• What to produce
Set all the material down again unchanged, without the pictures.

_ _ _ _ _ _ _

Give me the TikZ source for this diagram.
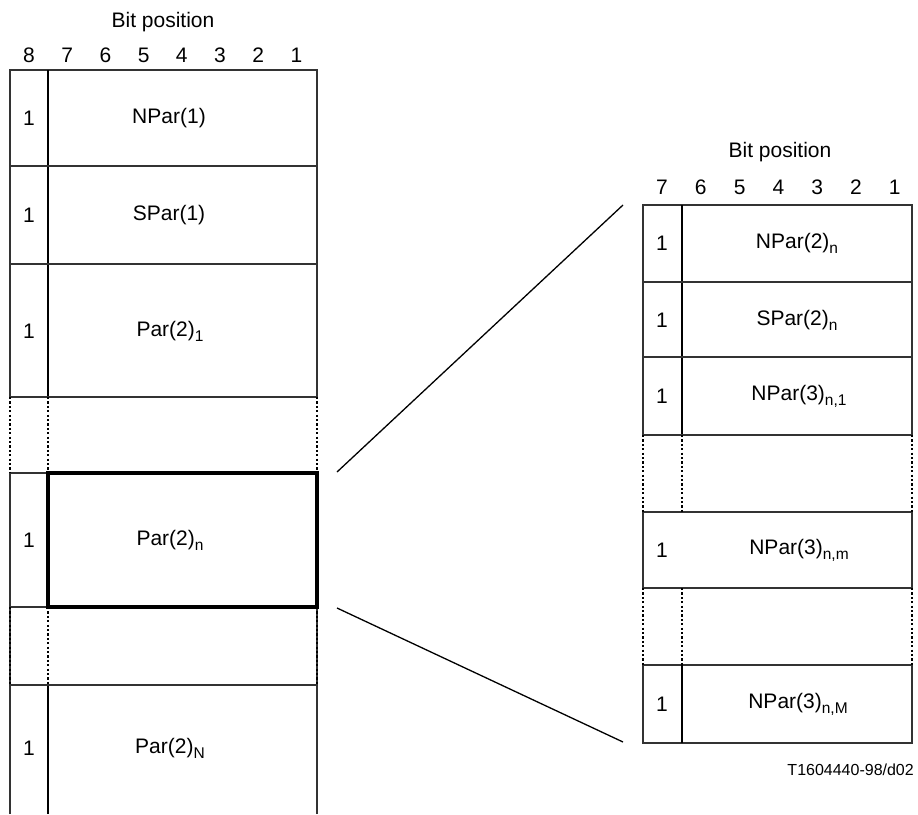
\documentclass[tikz,border=0pt]{standalone}
\usepackage{fontspec}
\setmainfont{Liberation Sans}
\newcommand{\lowidx}[1]{\raisebox{-0.45ex}{\fontsize{15.5}{15.5}\selectfont #1}}
\tikzset{
 cell/.style={draw=black!80,line width=1.1pt},
 divline/.style={draw=black,line width=1.9pt},
 gapline/.style={draw=black,line width=1.7pt,dash pattern=on 2.2pt off 2.2pt},
 hilite/.style={draw=black,line width=3.2pt},
 fieldtxt/.style={font=\fontsize{21}{21}\selectfont,inner sep=0pt},
 zoomline/.style={draw=black,line width=1.3pt}
}
\begin{document}
\begin{tikzpicture}[x=1pt,y=-1pt]
 \useasboundingbox (0,0) rectangle (918,814);
 % left frame
 \node[fieldtxt] (bpl) at (163,22) {Bit position};
 \foreach \b in {1,...,8} \node[fieldtxt] (bl\b) at ({29+(8-\b)*38.2},55) {\b};
 \draw[cell] (10,814)--(10,607); \draw[cell] (317,814)--(317,607);
 \draw[cell] (10,397)--(10,70)--(317,70)--(317,397);
 \draw[divline] (48,70)--(48,397); \draw[divline] (48,685)--(48,814);
 \draw[cell] (10,166)--(317,166); \draw[cell] (10,264)--(317,264);
 \draw[cell] (10,397)--(317,397); \draw[cell] (10,685)--(317,685);
 \draw[cell] (10,473)--(48,473)--(48,607)--(10,607); \draw[cell] (10,473)--(10,607);
 \draw[gapline] (10,397)--(10,473); \draw[gapline] (48,397)--(48,473); \draw[gapline] (317,397)--(317,473);
 \draw[gapline] (10,607)--(10,685); \draw[gapline] (48,607)--(48,685); \draw[gapline] (317,607)--(317,685);
 \draw[hilite] (48,473) rectangle (317,607);
 \node[fieldtxt] (l1) at (29,118) {1}; \node[fieldtxt] (npar1) at (169,118) {NPar(1)};
 \node[fieldtxt] (l2) at (29,215) {1}; \node[fieldtxt] (spar1) at (169,215) {SPar(1)};
 \node[fieldtxt] (l3) at (29,331) {1}; \node[fieldtxt] (par2a) at (170,331) {Par(2)\lowidx{1}};
 \node[fieldtxt] (l4) at (29,540) {1}; \node[fieldtxt] (par2n) at (170,540) {Par(2)\lowidx{n}};
 \node[fieldtxt] (l5) at (29,748) {1}; \node[fieldtxt] (par2N) at (170,748) {Par(2)\lowidx{N}};
 % right frame
 \node[fieldtxt] (bpr) at (780,152) {Bit position};
 \foreach \b in {1,...,7} \node[fieldtxt] (br\b) at ({662+(7-\b)*38.8},187) {\b};
 \draw[cell] (643,435)--(643,205)--(912,205)--(912,435);
 \draw[divline] (682,205)--(682,435);
 \draw[cell] (643,282)--(912,282); \draw[cell] (643,357)--(912,357); \draw[cell] (643,435)--(912,435);
 \draw[cell] (643,512) rectangle (912,588);
 \draw[cell] (643,665) rectangle (912,743); \draw[divline] (682,665)--(682,743);
 \draw[gapline] (643,435)--(643,512); \draw[gapline] (682,435)--(682,512); \draw[gapline] (912,435)--(912,512);
 \draw[gapline] (643,588)--(643,665); \draw[gapline] (682,588)--(682,665); \draw[gapline] (912,588)--(912,665);
 \node[fieldtxt] (r1) at (662,243) {1}; \node[fieldtxt] (npar2) at (797,243) {NPar(2)\lowidx{n}};
 \node[fieldtxt] (r2) at (662,320) {1}; \node[fieldtxt] (spar2) at (797,320) {SPar(2)\lowidx{n}};
 \node[fieldtxt] (r3) at (662,396) {1}; \node[fieldtxt] (npar3a) at (799,396) {NPar(3)\lowidx{n,1}};
 \node[fieldtxt] (r4) at (662,550) {1}; \node[fieldtxt] (npar3m) at (799,550) {NPar(3)\lowidx{n,m}};
 \node[fieldtxt] (r5) at (662,704) {1}; \node[fieldtxt] (npar3M) at (798,704) {NPar(3)\lowidx{n,M}};
 \node[fieldtxt,anchor=east,font=\fontsize{16}{16}\selectfont] (fig) at (914,770) {T1604440-98/d02};
 % zoom lines
 \coordinate (zu1) at (337,472); \coordinate (zu2) at (623,205);
 \coordinate (zl1) at (337,608); \coordinate (zl2) at (623,742);
 \draw[zoomline] (zu1)--(zu2); \draw[zoomline] (zl1)--(zl2);
\end{tikzpicture}
\end{document}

_ _ _ _ _ _ _

• Solved exercise
Give me the TikZ source for this diagram.
\documentclass[tikz,border=0pt]{standalone}
\usepackage{fontspec}
\setmainfont{Liberation Sans}
\newcommand{\lowidx}[1]{\raisebox{-0.45ex}{\fontsize{15.5}{15.5}\selectfont #1}}
\tikzset{
 cell/.style={draw=black!80,line width=1.1pt},
 divline/.style={draw=black,line width=1.9pt},
 gapline/.style={draw=black,line width=1.7pt,dash pattern=on 2.2pt off 2.2pt},
 hilite/.style={draw=black,line width=3.2pt},
 fieldtxt/.style={font=\fontsize{21}{21}\selectfont,inner sep=0pt},
 zoomline/.style={draw=black,line width=1.3pt}
}
\begin{document}
\begin{tikzpicture}[x=1pt,y=-1pt]
 \useasboundingbox (0,0) rectangle (918,814);
 % left frame
 \node[fieldtxt] (bpl) at (163,22) {Bit position};
 \foreach \b in {1,...,8} \node[fieldtxt] (bl\b) at ({29+(8-\b)*38.2},55) {\b};
 \draw[cell] (10,814)--(10,607); \draw[cell] (317,814)--(317,607);
 \draw[cell] (10,397)--(10,70)--(317,70)--(317,397);
 \draw[divline] (48,70)--(48,397); \draw[divline] (48,685)--(48,814);
 \draw[cell] (10,166)--(317,166); \draw[cell] (10,264)--(317,264);
 \draw[cell] (10,397)--(317,397); \draw[cell] (10,685)--(317,685);
 \draw[cell] (10,473)--(48,473)--(48,607)--(10,607); \draw[cell] (10,473)--(10,607);
 \draw[gapline] (10,397)--(10,473); \draw[gapline] (48,397)--(48,473); \draw[gapline] (317,397)--(317,473);
 \draw[gapline] (10,607)--(10,685); \draw[gapline] (48,607)--(48,685); \draw[gapline] (317,607)--(317,685);
 \draw[hilite] (48,473) rectangle (317,607);
 \node[fieldtxt] (l1) at (29,118) {1}; \node[fieldtxt] (npar1) at (169,118) {NPar(1)};
 \node[fieldtxt] (l2) at (29,215) {1}; \node[fieldtxt] (spar1) at (169,215) {SPar(1)};
 \node[fieldtxt] (l3) at (29,331) {1}; \node[fieldtxt] (par2a) at (170,331) {Par(2)\lowidx{1}};
 \node[fieldtxt] (l4) at (29,540) {1}; \node[fieldtxt] (par2n) at (170,540) {Par(2)\lowidx{n}};
 \node[fieldtxt] (l5) at (29,748) {1}; \node[fieldtxt] (par2N) at (170,748) {Par(2)\lowidx{N}};
 % right frame
 \node[fieldtxt] (bpr) at (780,152) {Bit position};
 \foreach \b in {1,...,7} \node[fieldtxt] (br\b) at ({662+(7-\b)*38.8},187) {\b};
 \draw[cell] (643,435)--(643,205)--(912,205)--(912,435);
 \draw[divline] (682,205)--(682,435);
 \draw[cell] (643,282)--(912,282); \draw[cell] (643,357)--(912,357); \draw[cell] (643,435)--(912,435);
 \draw[cell] (643,512) rectangle (912,588);
 \draw[cell] (643,665) rectangle (912,743); \draw[divline] (682,665)--(682,743);
 \draw[gapline] (643,435)--(643,512); \draw[gapline] (682,435)--(682,512); \draw[gapline] (912,435)--(912,512);
 \draw[gapline] (643,588)--(643,665); \draw[gapline] (682,588)--(682,665); \draw[gapline] (912,588)--(912,665);
 \node[fieldtxt] (r1) at (662,243) {1}; \node[fieldtxt] (npar2) at (797,243) {NPar(2)\lowidx{n}};
 \node[fieldtxt] (r2) at (662,320) {1}; \node[fieldtxt] (spar2) at (797,320) {SPar(2)\lowidx{n}};
 \node[fieldtxt] (r3) at (662,396) {1}; \node[fieldtxt] (npar3a) at (799,396) {NPar(3)\lowidx{n,1}};
 \node[fieldtxt] (r4) at (662,550) {1}; \node[fieldtxt] (npar3m) at (799,550) {NPar(3)\lowidx{n,m}};
 \node[fieldtxt] (r5) at (662,704) {1}; \node[fieldtxt] (npar3M) at (798,704) {NPar(3)\lowidx{n,M}};
 \node[fieldtxt,anchor=east,font=\fontsize{16}{16}\selectfont] (fig) at (914,770) {T1604440-98/d02};
 % zoom lines
 \coordinate (zu1) at (337,472); \coordinate (zu2) at (623,205);
 \coordinate (zl1) at (337,608); \coordinate (zl2) at (623,742);
 \draw[zoomline] (zu1)--(zu2); \draw[zoomline] (zl1)--(zl2);
\end{tikzpicture}
\end{document}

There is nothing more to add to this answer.